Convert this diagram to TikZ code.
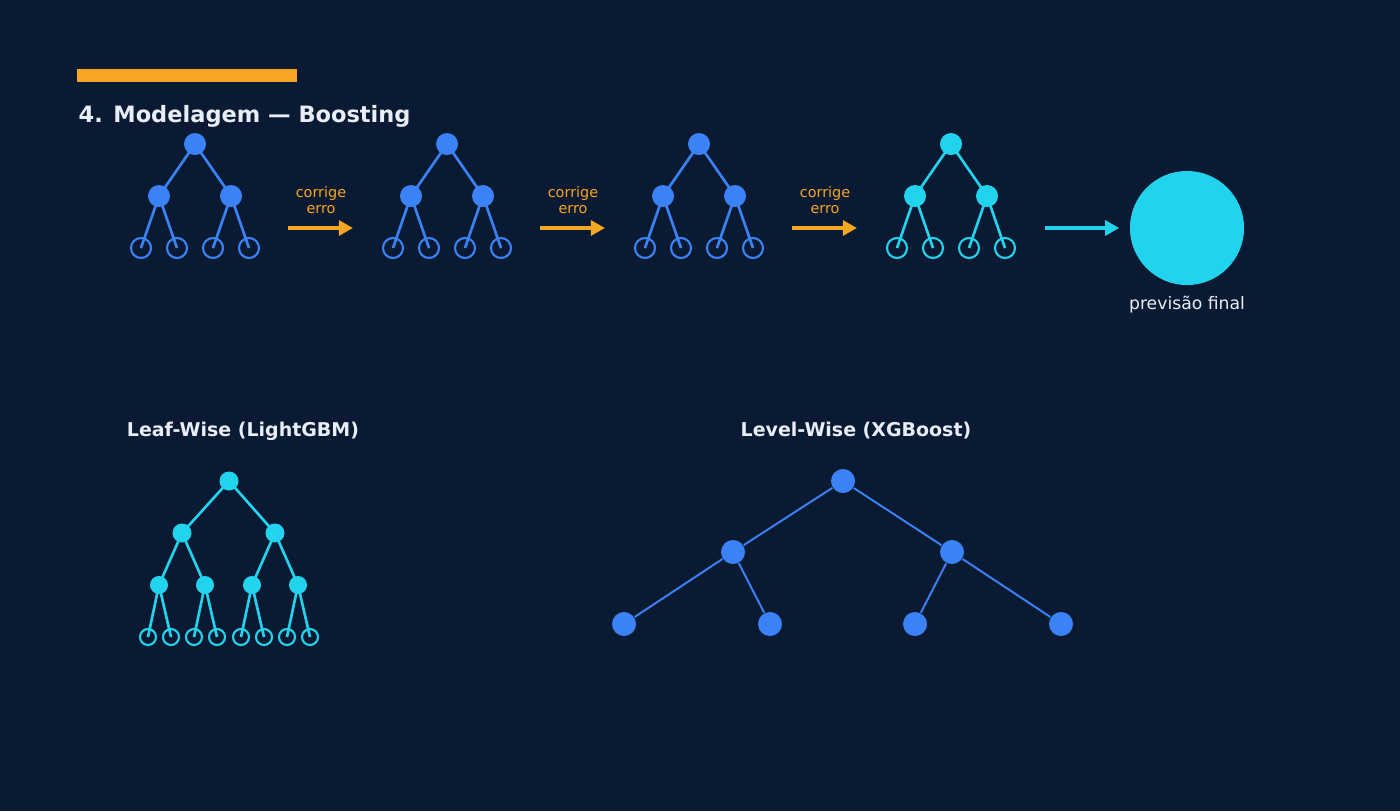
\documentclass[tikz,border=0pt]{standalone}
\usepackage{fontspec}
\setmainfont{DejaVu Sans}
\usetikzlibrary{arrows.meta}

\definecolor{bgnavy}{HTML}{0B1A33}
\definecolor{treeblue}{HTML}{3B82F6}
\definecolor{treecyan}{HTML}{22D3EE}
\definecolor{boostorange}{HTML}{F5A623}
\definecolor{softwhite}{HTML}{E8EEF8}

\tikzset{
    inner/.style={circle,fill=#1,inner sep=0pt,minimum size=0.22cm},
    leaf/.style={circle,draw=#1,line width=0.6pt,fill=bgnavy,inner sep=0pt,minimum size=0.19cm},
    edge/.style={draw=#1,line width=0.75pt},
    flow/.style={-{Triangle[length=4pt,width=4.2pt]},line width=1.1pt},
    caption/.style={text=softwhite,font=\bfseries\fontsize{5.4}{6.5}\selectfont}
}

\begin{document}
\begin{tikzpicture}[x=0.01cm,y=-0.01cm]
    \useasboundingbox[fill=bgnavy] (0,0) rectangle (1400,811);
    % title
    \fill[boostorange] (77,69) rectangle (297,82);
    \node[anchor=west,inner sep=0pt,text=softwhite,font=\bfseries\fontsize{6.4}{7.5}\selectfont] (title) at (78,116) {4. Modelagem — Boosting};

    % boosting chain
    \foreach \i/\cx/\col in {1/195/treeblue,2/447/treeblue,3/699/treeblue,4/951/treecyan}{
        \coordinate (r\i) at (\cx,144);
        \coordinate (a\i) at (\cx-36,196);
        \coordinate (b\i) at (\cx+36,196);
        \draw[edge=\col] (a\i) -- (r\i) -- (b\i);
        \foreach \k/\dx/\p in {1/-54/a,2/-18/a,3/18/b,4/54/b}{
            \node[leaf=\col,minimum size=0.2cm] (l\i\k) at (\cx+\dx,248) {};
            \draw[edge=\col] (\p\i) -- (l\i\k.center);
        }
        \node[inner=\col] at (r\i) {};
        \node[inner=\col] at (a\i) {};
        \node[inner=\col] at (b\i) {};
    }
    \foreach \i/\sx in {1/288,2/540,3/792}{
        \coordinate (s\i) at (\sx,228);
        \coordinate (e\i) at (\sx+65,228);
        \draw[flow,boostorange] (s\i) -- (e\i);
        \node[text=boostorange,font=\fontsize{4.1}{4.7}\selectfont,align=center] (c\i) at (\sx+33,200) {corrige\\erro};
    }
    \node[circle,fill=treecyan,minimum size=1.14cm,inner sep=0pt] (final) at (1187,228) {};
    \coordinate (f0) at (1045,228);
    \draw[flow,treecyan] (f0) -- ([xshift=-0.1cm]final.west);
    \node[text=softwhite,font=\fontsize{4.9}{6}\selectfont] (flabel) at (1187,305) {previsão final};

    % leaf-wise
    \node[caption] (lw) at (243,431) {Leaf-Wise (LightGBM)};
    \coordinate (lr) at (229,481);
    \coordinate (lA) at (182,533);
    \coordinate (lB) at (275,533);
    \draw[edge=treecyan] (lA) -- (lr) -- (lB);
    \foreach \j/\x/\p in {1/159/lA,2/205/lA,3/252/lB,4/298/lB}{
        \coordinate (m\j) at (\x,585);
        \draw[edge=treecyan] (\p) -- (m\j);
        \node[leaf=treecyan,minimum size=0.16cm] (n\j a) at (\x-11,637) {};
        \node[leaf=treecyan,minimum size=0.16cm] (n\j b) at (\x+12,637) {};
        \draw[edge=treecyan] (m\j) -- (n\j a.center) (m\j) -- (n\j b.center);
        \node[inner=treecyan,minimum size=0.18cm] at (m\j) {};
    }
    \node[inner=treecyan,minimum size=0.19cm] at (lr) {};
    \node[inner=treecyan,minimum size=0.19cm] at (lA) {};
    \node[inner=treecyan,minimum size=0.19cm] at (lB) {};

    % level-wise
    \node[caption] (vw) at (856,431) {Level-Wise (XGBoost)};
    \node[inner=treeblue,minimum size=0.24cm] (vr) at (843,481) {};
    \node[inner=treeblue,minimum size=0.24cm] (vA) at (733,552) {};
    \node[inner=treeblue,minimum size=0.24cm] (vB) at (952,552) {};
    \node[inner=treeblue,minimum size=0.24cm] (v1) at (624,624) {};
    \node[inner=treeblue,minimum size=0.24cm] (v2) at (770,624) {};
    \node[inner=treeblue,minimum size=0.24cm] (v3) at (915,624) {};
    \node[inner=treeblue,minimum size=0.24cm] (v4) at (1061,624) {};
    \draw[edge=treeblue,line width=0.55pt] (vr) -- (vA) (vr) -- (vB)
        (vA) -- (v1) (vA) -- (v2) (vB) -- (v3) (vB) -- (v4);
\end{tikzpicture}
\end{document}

**Set problem**
Every line of text is to be repeated exactly; pictures are left out.

**Result for this exercise**
Convert this diagram to TikZ code.
\documentclass[tikz,border=0pt]{standalone}
\usepackage{fontspec}
\setmainfont{DejaVu Sans}
\usetikzlibrary{arrows.meta}

\definecolor{bgnavy}{HTML}{0B1A33}
\definecolor{treeblue}{HTML}{3B82F6}
\definecolor{treecyan}{HTML}{22D3EE}
\definecolor{boostorange}{HTML}{F5A623}
\definecolor{softwhite}{HTML}{E8EEF8}

\tikzset{
    inner/.style={circle,fill=#1,inner sep=0pt,minimum size=0.22cm},
    leaf/.style={circle,draw=#1,line width=0.6pt,fill=bgnavy,inner sep=0pt,minimum size=0.19cm},
    edge/.style={draw=#1,line width=0.75pt},
    flow/.style={-{Triangle[length=4pt,width=4.2pt]},line width=1.1pt},
    caption/.style={text=softwhite,font=\bfseries\fontsize{5.4}{6.5}\selectfont}
}

\begin{document}
\begin{tikzpicture}[x=0.01cm,y=-0.01cm]
    \useasboundingbox[fill=bgnavy] (0,0) rectangle (1400,811);
    % title
    \fill[boostorange] (77,69) rectangle (297,82);
    \node[anchor=west,inner sep=0pt,text=softwhite,font=\bfseries\fontsize{6.4}{7.5}\selectfont] (title) at (78,116) {4. Modelagem — Boosting};

    % boosting chain
    \foreach \i/\cx/\col in {1/195/treeblue,2/447/treeblue,3/699/treeblue,4/951/treecyan}{
        \coordinate (r\i) at (\cx,144);
        \coordinate (a\i) at (\cx-36,196);
        \coordinate (b\i) at (\cx+36,196);
        \draw[edge=\col] (a\i) -- (r\i) -- (b\i);
        \foreach \k/\dx/\p in {1/-54/a,2/-18/a,3/18/b,4/54/b}{
            \node[leaf=\col,minimum size=0.2cm] (l\i\k) at (\cx+\dx,248) {};
            \draw[edge=\col] (\p\i) -- (l\i\k.center);
        }
        \node[inner=\col] at (r\i) {};
        \node[inner=\col] at (a\i) {};
        \node[inner=\col] at (b\i) {};
    }
    \foreach \i/\sx in {1/288,2/540,3/792}{
        \coordinate (s\i) at (\sx,228);
        \coordinate (e\i) at (\sx+65,228);
        \draw[flow,boostorange] (s\i) -- (e\i);
        \node[text=boostorange,font=\fontsize{4.1}{4.7}\selectfont,align=center] (c\i) at (\sx+33,200) {corrige\\erro};
    }
    \node[circle,fill=treecyan,minimum size=1.14cm,inner sep=0pt] (final) at (1187,228) {};
    \coordinate (f0) at (1045,228);
    \draw[flow,treecyan] (f0) -- ([xshift=-0.1cm]final.west);
    \node[text=softwhite,font=\fontsize{4.9}{6}\selectfont] (flabel) at (1187,305) {previsão final};

    % leaf-wise
    \node[caption] (lw) at (243,431) {Leaf-Wise (LightGBM)};
    \coordinate (lr) at (229,481);
    \coordinate (lA) at (182,533);
    \coordinate (lB) at (275,533);
    \draw[edge=treecyan] (lA) -- (lr) -- (lB);
    \foreach \j/\x/\p in {1/159/lA,2/205/lA,3/252/lB,4/298/lB}{
        \coordinate (m\j) at (\x,585);
        \draw[edge=treecyan] (\p) -- (m\j);
        \node[leaf=treecyan,minimum size=0.16cm] (n\j a) at (\x-11,637) {};
        \node[leaf=treecyan,minimum size=0.16cm] (n\j b) at (\x+12,637) {};
        \draw[edge=treecyan] (m\j) -- (n\j a.center) (m\j) -- (n\j b.center);
        \node[inner=treecyan,minimum size=0.18cm] at (m\j) {};
    }
    \node[inner=treecyan,minimum size=0.19cm] at (lr) {};
    \node[inner=treecyan,minimum size=0.19cm] at (lA) {};
    \node[inner=treecyan,minimum size=0.19cm] at (lB) {};

    % level-wise
    \node[caption] (vw) at (856,431) {Level-Wise (XGBoost)};
    \node[inner=treeblue,minimum size=0.24cm] (vr) at (843,481) {};
    \node[inner=treeblue,minimum size=0.24cm] (vA) at (733,552) {};
    \node[inner=treeblue,minimum size=0.24cm] (vB) at (952,552) {};
    \node[inner=treeblue,minimum size=0.24cm] (v1) at (624,624) {};
    \node[inner=treeblue,minimum size=0.24cm] (v2) at (770,624) {};
    \node[inner=treeblue,minimum size=0.24cm] (v3) at (915,624) {};
    \node[inner=treeblue,minimum size=0.24cm] (v4) at (1061,624) {};
    \draw[edge=treeblue,line width=0.55pt] (vr) -- (vA) (vr) -- (vB)
        (vA) -- (v1) (vA) -- (v2) (vB) -- (v3) (vB) -- (v4);
\end{tikzpicture}
\end{document}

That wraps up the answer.